Figure scripts:

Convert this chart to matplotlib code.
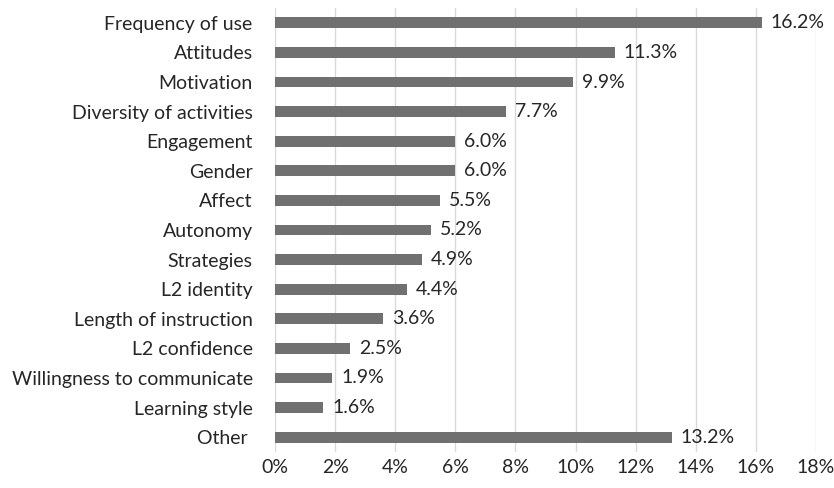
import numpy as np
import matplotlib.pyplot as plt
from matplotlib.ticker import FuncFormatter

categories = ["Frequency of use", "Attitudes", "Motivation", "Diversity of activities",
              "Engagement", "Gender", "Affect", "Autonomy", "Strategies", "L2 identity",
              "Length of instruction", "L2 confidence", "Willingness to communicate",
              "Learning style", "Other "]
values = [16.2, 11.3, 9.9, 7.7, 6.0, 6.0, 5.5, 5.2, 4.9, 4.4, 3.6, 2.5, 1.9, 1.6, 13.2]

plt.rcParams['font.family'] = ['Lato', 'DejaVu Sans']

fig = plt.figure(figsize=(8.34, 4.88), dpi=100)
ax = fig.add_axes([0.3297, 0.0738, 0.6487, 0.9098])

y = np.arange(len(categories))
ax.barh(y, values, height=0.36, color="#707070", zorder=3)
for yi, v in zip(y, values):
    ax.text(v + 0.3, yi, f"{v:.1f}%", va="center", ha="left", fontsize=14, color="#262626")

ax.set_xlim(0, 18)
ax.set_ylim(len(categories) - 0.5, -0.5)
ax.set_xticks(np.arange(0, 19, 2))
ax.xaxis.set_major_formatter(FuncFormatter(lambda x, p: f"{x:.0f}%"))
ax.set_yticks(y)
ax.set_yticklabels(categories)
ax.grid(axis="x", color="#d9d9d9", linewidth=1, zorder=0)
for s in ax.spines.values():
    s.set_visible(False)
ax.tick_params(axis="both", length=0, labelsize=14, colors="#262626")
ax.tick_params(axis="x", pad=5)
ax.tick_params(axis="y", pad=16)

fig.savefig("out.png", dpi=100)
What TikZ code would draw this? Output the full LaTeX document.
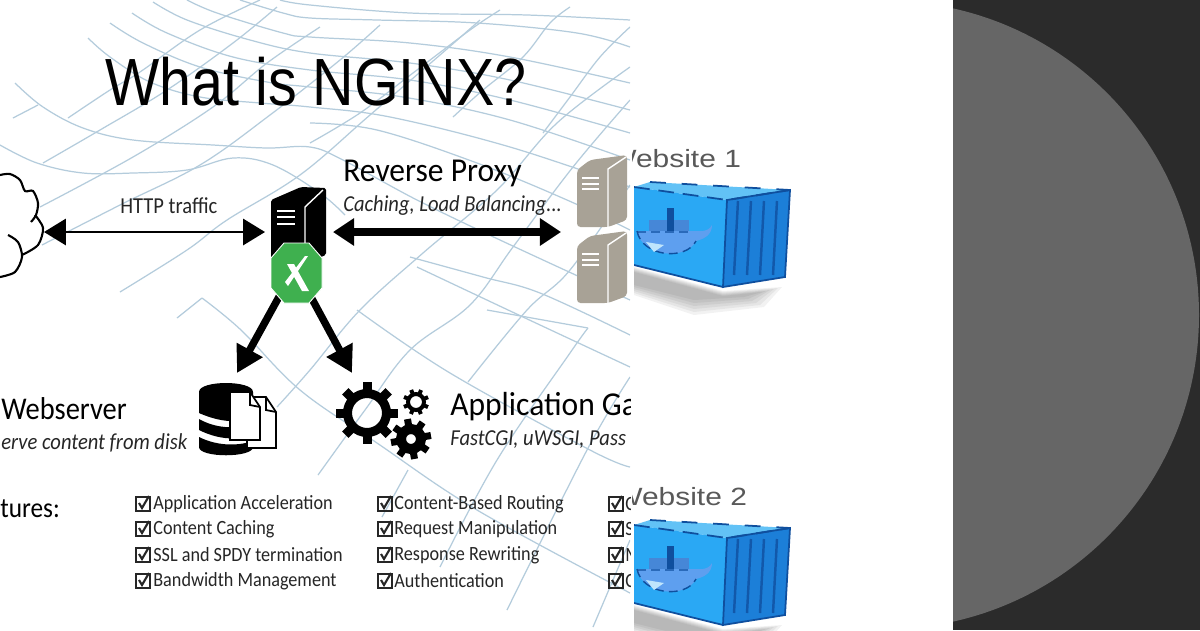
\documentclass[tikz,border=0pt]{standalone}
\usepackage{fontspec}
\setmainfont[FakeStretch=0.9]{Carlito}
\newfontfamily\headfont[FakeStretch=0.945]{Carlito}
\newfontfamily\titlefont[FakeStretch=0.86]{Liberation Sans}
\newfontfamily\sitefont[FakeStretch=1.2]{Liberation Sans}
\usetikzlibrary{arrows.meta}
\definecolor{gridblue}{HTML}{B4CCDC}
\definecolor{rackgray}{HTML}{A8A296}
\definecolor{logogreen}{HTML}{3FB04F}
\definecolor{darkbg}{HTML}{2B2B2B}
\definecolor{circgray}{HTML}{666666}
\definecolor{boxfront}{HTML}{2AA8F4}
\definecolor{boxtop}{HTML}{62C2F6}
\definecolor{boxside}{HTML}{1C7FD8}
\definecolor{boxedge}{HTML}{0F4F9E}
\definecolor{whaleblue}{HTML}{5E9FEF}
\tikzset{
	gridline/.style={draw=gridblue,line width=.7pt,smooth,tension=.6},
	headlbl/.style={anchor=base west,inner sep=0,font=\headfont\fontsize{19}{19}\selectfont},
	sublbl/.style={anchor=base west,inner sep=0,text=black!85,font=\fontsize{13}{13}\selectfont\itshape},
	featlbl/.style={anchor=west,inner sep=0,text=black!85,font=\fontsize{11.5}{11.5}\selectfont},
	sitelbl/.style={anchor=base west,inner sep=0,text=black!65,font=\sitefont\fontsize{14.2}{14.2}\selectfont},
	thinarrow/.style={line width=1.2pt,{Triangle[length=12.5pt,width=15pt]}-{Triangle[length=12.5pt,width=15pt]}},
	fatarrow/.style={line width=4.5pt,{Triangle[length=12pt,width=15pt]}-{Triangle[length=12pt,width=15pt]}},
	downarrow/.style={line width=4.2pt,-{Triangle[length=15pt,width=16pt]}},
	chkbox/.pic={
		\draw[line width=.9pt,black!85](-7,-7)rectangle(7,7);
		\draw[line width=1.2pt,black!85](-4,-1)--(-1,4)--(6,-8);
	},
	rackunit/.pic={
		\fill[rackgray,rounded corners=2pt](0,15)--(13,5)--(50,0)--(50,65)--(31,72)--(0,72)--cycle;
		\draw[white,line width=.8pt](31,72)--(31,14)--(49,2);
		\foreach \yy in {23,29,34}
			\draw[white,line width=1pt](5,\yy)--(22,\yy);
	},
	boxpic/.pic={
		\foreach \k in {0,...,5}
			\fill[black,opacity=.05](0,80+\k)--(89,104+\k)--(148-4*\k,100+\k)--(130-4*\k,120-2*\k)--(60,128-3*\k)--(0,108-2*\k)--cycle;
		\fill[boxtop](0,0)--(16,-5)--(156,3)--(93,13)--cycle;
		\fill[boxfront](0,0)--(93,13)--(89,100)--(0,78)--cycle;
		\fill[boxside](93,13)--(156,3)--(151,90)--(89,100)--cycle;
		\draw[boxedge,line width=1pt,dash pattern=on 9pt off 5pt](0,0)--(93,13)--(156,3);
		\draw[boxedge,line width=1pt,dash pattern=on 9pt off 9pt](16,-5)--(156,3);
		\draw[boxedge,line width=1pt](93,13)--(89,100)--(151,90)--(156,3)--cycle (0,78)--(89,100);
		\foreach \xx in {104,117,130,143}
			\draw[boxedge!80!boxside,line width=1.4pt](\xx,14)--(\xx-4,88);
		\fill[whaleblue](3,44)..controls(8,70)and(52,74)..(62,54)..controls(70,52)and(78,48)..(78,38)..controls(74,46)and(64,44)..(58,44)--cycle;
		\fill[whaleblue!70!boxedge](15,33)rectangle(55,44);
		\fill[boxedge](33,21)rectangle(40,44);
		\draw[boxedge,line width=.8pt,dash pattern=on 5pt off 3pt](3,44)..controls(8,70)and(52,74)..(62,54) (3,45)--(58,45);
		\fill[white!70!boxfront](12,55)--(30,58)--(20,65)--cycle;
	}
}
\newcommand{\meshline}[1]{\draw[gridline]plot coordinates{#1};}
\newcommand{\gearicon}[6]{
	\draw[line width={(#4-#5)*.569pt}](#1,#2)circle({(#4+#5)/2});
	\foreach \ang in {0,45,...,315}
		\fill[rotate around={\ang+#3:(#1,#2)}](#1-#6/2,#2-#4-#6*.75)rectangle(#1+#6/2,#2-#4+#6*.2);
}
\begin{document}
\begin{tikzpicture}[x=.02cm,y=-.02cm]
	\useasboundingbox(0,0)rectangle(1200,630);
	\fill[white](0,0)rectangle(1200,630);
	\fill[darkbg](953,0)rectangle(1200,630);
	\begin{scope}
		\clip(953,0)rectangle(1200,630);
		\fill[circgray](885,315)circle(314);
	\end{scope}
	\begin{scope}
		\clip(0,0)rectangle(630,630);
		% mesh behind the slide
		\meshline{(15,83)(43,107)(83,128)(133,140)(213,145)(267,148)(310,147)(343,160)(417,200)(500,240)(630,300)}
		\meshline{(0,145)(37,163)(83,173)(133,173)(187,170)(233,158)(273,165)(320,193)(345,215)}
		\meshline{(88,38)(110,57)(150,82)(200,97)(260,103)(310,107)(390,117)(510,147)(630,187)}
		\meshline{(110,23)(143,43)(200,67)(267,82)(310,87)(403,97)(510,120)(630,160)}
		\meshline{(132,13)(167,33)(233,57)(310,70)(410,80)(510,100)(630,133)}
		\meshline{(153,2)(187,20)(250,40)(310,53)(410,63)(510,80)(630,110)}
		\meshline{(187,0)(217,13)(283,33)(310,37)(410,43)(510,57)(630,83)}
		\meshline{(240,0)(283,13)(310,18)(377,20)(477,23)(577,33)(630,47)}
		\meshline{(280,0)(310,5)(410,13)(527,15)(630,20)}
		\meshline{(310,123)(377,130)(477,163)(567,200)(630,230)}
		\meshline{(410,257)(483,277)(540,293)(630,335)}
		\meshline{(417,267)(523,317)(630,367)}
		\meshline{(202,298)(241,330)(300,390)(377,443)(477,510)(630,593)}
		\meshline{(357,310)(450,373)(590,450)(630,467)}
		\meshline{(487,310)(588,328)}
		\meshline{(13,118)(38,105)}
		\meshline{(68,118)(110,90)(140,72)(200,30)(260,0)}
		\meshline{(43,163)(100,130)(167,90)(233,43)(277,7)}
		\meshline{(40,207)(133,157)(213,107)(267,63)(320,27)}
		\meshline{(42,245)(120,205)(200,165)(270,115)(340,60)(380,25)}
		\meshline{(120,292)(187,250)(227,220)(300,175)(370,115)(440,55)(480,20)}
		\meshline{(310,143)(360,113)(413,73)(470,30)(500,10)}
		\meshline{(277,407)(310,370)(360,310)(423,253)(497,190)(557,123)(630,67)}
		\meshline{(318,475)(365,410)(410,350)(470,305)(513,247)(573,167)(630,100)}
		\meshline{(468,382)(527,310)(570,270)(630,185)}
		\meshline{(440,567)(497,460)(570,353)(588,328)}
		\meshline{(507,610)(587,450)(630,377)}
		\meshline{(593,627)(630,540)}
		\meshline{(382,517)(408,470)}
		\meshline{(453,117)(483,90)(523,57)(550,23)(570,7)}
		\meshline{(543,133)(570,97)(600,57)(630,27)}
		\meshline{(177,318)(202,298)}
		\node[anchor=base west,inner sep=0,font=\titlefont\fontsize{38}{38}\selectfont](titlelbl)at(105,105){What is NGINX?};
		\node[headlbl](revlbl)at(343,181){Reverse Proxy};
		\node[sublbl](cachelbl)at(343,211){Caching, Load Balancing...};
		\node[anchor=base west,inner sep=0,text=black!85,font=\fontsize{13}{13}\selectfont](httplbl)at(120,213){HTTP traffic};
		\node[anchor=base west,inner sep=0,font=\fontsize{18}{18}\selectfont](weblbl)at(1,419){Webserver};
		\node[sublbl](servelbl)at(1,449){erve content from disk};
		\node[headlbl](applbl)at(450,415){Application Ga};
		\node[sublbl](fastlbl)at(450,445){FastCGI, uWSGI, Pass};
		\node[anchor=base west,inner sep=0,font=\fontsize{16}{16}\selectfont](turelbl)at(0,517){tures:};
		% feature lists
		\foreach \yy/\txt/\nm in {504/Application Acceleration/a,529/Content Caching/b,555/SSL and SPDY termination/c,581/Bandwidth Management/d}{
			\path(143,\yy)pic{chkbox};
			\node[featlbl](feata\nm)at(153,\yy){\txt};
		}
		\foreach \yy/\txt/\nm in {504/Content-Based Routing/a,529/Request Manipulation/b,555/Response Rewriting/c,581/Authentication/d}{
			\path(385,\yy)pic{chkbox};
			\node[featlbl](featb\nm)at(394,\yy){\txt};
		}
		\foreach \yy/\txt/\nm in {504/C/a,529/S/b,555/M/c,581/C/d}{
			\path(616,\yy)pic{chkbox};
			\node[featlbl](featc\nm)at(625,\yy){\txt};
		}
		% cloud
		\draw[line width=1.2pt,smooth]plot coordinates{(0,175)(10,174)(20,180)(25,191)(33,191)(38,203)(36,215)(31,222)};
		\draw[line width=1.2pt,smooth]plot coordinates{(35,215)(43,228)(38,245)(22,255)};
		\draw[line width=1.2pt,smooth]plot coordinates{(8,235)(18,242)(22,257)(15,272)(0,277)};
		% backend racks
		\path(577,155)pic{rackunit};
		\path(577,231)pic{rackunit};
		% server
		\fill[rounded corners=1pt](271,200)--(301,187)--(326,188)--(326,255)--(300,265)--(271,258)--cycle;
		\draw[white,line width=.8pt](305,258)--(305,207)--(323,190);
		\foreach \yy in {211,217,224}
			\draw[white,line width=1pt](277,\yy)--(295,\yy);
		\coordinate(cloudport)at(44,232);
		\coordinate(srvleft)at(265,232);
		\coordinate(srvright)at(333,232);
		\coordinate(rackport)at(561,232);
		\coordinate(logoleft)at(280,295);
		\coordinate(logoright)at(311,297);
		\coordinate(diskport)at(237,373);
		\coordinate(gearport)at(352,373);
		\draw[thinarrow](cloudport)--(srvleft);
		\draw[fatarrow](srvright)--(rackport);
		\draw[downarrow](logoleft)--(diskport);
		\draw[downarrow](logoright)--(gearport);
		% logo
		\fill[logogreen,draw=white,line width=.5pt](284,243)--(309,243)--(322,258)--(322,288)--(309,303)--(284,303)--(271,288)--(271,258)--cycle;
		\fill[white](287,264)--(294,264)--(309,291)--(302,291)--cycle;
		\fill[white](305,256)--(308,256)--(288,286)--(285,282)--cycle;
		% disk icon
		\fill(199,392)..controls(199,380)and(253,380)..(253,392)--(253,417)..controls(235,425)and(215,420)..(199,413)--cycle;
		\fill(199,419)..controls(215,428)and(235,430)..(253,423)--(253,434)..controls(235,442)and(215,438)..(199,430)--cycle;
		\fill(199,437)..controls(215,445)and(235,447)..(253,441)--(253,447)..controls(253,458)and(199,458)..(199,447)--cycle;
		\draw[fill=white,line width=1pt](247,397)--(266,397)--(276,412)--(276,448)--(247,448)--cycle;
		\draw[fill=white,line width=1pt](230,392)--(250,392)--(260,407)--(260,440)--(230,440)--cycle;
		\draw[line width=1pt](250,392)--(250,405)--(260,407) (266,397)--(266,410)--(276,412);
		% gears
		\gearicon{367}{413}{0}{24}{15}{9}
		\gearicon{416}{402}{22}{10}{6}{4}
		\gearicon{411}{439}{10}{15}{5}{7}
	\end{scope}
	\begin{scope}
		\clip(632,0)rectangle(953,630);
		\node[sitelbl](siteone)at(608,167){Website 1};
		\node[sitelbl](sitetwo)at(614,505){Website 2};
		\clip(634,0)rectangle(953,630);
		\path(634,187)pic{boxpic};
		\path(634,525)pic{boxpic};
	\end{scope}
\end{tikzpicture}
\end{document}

Task to carry out
Write out an exact copy of the listing, first line through the line containing "ax = fig.add_axes([0.3297, 0.0738, 0.6487, 0.9098])", with the pictures left out.

Full output
Convert this chart to matplotlib code.
import numpy as np
import matplotlib.pyplot as plt
from matplotlib.ticker import FuncFormatter

categories = ["Frequency of use", "Attitudes", "Motivation", "Diversity of activities",
              "Engagement", "Gender", "Affect", "Autonomy", "Strategies", "L2 identity",
              "Length of instruction", "L2 confidence", "Willingness to communicate",
              "Learning style", "Other "]
values = [16.2, 11.3, 9.9, 7.7, 6.0, 6.0, 5.5, 5.2, 4.9, 4.4, 3.6, 2.5, 1.9, 1.6, 13.2]

plt.rcParams['font.family'] = ['Lato', 'DejaVu Sans']

fig = plt.figure(figsize=(8.34, 4.88), dpi=100)
ax = fig.add_axes([0.3297, 0.0738, 0.6487, 0.9098])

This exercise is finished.